• [Instructions to follow]:
The material below includes pictures; leave them out and return only the lines between the line containing "Recreate this image" and the line containing "import plotly.graph_objects as go", inclusive, word for word.

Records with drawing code
+---+
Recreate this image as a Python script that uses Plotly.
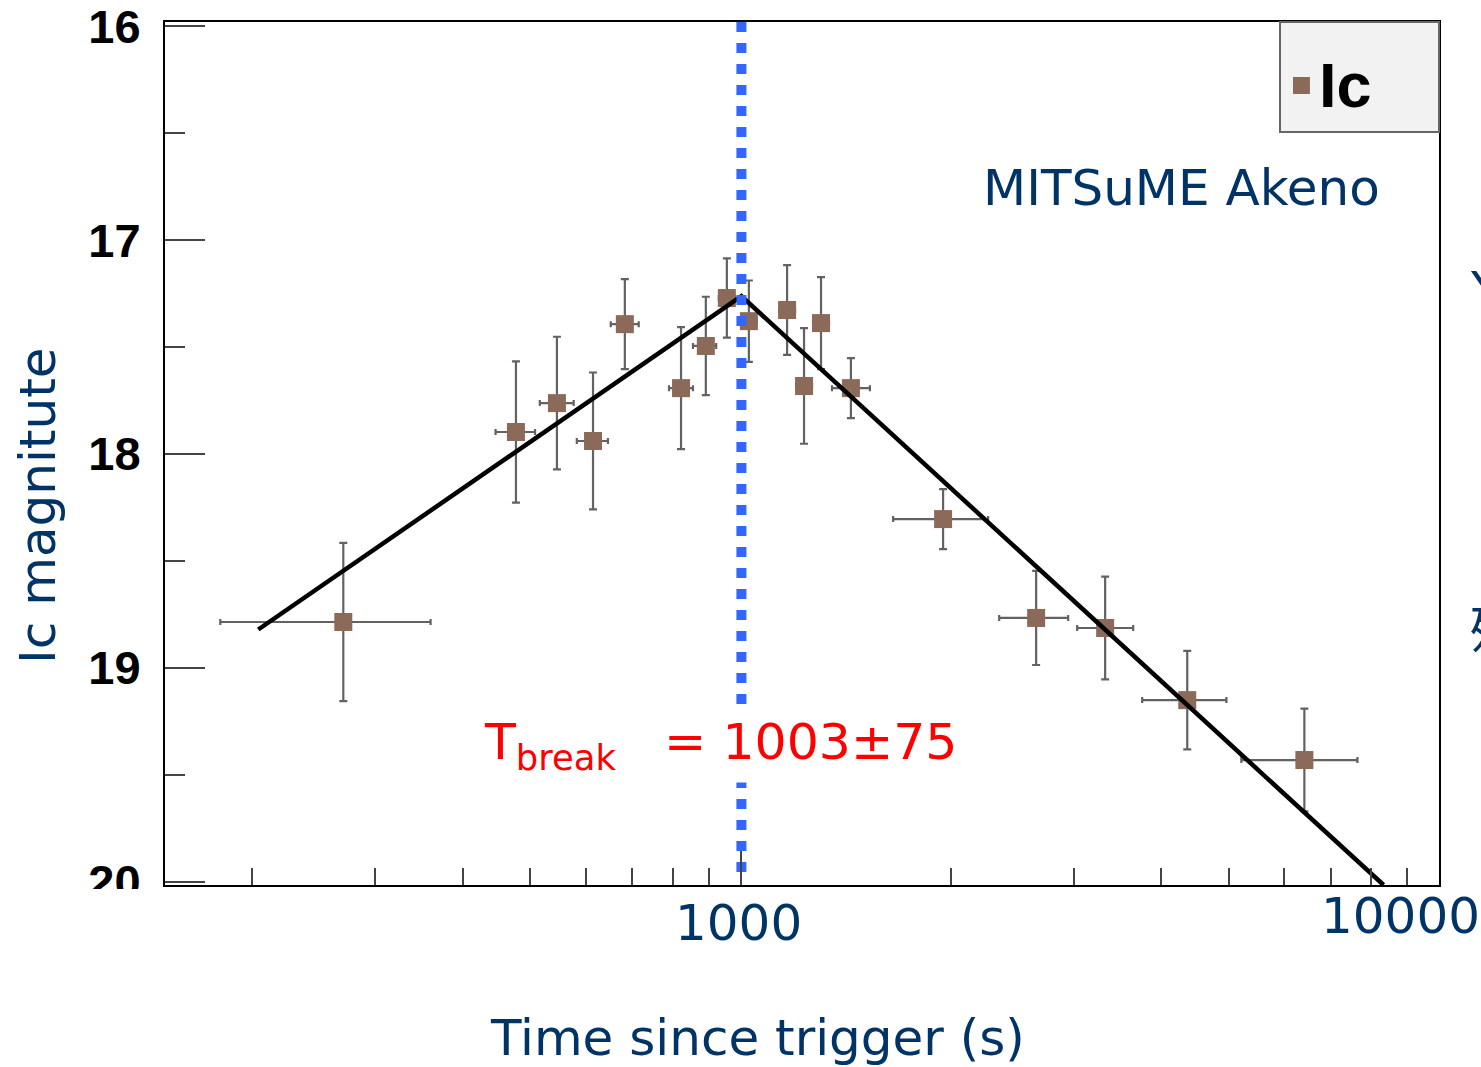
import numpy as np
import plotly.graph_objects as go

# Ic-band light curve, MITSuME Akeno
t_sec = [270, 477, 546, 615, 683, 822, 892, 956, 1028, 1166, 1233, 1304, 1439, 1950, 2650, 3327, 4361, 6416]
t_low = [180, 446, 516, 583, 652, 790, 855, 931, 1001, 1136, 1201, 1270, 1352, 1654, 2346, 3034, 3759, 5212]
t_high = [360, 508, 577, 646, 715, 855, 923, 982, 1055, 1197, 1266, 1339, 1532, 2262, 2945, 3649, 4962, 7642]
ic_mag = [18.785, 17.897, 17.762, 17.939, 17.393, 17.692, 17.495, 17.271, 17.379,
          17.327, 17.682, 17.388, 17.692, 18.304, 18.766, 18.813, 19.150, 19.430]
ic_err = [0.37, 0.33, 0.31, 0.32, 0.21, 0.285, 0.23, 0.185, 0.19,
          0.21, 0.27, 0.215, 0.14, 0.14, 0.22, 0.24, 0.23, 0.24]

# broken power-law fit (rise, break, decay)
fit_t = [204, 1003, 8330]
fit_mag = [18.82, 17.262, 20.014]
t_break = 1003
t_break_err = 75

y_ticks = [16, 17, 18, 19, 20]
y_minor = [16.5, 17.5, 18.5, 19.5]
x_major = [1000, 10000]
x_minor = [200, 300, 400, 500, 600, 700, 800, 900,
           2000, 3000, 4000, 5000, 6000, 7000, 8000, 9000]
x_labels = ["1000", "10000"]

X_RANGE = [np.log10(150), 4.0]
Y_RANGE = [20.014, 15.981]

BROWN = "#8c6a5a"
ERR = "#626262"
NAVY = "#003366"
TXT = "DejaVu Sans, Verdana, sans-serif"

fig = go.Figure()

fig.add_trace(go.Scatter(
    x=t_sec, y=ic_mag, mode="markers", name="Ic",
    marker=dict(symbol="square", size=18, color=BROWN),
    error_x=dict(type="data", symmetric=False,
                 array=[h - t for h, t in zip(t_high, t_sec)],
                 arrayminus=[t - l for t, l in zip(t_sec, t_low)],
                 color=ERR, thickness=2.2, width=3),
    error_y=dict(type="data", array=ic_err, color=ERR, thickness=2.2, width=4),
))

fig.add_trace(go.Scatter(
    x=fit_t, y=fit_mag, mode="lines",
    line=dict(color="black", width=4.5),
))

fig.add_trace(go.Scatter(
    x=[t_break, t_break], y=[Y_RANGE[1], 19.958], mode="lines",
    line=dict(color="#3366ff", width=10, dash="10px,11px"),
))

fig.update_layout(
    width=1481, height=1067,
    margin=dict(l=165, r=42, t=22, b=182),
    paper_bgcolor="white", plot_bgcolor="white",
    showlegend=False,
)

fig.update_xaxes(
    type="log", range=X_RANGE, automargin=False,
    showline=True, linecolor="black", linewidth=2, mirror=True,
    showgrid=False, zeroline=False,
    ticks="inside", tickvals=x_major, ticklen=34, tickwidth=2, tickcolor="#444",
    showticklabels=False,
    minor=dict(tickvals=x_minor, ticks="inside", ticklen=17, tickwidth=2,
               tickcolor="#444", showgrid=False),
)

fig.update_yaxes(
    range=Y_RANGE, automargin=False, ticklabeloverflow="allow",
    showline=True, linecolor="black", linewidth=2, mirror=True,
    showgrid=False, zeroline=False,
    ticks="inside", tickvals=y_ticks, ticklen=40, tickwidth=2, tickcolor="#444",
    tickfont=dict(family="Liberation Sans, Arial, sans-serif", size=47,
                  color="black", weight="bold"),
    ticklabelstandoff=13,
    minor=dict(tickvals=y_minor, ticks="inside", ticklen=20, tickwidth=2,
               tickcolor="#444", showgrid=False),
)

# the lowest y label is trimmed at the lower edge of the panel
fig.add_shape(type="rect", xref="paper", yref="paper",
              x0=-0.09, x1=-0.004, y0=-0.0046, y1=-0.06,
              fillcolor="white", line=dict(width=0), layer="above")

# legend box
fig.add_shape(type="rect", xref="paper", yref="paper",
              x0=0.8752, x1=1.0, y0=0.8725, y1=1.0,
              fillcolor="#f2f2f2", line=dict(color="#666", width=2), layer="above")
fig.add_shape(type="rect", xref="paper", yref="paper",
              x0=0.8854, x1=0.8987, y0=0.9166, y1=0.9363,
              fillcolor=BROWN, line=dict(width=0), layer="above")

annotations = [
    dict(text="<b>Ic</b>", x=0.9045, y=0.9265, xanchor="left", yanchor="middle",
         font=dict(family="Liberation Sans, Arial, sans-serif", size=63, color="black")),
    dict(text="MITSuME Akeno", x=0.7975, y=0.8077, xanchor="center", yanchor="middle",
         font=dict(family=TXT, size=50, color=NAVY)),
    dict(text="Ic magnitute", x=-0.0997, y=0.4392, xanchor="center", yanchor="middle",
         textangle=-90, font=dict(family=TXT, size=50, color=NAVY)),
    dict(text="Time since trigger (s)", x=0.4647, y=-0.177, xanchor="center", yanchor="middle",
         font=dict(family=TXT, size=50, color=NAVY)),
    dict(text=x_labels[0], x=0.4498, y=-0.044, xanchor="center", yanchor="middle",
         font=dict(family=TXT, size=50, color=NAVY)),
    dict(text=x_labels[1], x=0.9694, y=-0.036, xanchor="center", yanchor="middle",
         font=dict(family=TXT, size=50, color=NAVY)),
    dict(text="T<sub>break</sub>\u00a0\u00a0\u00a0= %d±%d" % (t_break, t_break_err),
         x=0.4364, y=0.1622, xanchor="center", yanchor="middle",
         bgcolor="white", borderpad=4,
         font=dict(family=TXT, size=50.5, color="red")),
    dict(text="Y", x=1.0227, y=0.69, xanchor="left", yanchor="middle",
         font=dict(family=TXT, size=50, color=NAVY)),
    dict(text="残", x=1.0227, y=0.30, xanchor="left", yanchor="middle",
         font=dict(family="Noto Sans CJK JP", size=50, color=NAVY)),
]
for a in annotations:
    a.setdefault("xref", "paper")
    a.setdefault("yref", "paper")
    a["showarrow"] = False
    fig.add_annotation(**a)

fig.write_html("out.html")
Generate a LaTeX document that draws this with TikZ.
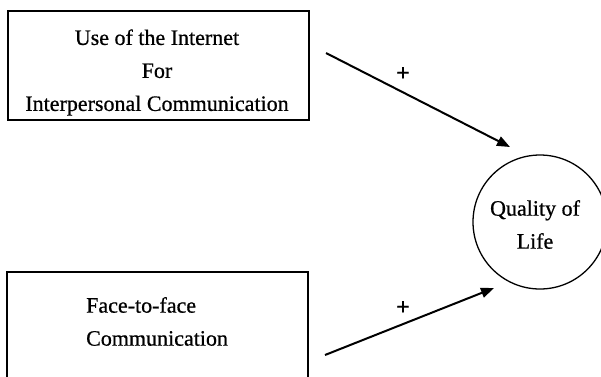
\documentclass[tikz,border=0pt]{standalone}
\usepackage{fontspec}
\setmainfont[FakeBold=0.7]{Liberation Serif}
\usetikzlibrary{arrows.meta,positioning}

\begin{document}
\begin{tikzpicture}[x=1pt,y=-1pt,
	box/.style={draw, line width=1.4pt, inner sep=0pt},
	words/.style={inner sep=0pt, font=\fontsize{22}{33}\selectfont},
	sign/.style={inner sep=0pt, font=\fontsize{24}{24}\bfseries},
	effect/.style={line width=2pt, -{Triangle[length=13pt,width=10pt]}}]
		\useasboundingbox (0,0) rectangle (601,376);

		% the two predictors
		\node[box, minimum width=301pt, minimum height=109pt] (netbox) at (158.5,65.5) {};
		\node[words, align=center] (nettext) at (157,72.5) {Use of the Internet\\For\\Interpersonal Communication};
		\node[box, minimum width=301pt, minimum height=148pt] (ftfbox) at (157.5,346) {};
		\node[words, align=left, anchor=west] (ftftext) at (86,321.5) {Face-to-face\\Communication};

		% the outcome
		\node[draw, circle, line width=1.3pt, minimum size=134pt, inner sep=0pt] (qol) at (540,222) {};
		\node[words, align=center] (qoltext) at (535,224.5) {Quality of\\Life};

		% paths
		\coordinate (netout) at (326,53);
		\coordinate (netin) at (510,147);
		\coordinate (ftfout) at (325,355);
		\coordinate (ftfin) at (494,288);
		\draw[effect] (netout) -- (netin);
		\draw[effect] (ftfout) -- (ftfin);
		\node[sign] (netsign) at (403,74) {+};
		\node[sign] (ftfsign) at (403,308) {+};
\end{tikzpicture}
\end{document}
+---+
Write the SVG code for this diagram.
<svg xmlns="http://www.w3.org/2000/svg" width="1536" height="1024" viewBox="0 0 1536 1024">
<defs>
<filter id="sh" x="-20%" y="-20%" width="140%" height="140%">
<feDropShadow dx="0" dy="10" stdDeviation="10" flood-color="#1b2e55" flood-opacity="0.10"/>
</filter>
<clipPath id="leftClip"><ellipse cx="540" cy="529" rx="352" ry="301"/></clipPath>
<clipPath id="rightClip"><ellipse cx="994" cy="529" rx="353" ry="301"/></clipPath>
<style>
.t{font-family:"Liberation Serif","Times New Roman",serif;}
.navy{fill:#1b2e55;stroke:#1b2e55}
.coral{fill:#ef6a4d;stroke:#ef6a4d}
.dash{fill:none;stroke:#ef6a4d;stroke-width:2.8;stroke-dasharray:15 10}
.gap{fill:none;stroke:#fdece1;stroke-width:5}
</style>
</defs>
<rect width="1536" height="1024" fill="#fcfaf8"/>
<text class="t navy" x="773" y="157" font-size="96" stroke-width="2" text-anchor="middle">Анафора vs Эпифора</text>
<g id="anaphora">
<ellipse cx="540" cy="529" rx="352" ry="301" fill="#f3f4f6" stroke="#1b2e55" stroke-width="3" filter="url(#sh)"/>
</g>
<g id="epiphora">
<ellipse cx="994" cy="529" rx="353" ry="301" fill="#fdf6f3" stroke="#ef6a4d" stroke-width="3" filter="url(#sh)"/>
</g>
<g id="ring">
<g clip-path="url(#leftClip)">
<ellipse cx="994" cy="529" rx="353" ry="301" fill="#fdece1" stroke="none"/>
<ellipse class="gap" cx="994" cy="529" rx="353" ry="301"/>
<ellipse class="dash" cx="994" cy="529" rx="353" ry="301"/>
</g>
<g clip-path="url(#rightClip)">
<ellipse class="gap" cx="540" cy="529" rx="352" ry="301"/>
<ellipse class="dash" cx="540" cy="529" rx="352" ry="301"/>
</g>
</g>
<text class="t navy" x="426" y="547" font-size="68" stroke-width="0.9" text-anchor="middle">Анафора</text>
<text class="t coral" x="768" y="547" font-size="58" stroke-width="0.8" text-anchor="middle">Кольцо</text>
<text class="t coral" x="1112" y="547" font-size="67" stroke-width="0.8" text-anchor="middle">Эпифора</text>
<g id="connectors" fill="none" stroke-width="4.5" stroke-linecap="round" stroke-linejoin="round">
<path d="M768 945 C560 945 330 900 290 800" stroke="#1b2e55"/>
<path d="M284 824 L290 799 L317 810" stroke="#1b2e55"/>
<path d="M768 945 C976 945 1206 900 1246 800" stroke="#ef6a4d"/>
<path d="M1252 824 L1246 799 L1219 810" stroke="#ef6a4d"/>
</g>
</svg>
+---+
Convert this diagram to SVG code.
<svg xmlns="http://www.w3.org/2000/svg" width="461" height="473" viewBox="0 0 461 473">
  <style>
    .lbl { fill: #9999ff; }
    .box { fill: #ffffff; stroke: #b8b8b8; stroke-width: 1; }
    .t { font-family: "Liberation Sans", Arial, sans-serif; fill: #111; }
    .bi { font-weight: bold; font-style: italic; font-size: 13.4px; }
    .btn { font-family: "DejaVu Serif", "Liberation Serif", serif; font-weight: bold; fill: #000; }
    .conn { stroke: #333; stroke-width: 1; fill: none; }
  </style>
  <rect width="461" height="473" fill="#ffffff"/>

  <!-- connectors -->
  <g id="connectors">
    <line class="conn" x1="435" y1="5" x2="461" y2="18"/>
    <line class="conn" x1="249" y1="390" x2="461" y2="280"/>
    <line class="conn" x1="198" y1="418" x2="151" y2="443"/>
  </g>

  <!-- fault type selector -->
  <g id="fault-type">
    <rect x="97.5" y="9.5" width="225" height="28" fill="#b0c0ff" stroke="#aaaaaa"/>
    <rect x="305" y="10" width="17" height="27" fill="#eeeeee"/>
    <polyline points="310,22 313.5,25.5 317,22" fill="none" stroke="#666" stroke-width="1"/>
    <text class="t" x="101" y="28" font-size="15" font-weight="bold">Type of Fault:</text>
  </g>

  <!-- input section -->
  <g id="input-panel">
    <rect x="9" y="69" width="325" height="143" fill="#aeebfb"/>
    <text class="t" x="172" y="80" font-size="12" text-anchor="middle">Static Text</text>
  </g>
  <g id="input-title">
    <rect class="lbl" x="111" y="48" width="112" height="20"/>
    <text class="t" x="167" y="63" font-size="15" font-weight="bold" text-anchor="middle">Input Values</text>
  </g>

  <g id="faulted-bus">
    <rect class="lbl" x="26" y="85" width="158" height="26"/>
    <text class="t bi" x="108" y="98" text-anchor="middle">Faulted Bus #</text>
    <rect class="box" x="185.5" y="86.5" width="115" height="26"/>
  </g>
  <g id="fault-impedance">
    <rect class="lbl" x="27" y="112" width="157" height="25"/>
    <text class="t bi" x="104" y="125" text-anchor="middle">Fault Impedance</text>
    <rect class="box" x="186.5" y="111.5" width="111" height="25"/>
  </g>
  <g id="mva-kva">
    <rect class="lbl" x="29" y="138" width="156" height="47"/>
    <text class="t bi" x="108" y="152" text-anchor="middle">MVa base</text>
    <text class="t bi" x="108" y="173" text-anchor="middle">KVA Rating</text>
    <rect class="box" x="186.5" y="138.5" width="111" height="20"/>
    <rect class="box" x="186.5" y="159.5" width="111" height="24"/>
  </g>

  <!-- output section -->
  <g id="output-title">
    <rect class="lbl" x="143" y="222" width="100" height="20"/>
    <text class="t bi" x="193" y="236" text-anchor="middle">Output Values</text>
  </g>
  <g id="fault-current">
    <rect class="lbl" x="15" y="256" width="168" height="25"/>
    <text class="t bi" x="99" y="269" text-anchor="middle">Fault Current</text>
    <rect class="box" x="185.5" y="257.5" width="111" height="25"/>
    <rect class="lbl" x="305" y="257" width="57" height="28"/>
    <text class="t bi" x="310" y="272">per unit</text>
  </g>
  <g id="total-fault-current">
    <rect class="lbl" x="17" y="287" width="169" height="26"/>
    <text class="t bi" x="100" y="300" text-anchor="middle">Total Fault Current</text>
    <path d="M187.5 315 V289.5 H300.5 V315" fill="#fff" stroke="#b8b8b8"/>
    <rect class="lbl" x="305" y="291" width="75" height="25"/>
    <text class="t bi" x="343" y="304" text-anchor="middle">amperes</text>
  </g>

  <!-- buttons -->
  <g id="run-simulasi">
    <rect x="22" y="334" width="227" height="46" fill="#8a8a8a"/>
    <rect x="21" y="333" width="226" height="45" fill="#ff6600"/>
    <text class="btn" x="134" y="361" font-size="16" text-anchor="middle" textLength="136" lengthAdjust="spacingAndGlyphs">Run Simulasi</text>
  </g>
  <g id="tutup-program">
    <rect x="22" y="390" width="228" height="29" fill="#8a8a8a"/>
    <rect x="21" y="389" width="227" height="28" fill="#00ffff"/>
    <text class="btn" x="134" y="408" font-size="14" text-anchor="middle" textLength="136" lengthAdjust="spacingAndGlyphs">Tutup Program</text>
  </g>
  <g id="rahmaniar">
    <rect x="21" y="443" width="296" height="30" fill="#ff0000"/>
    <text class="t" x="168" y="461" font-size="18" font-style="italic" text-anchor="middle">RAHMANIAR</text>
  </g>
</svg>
+---+
• [Answer to the exercise]:
Recreate this image as a Python script that uses Plotly.
import numpy as np
import plotly.graph_objects as go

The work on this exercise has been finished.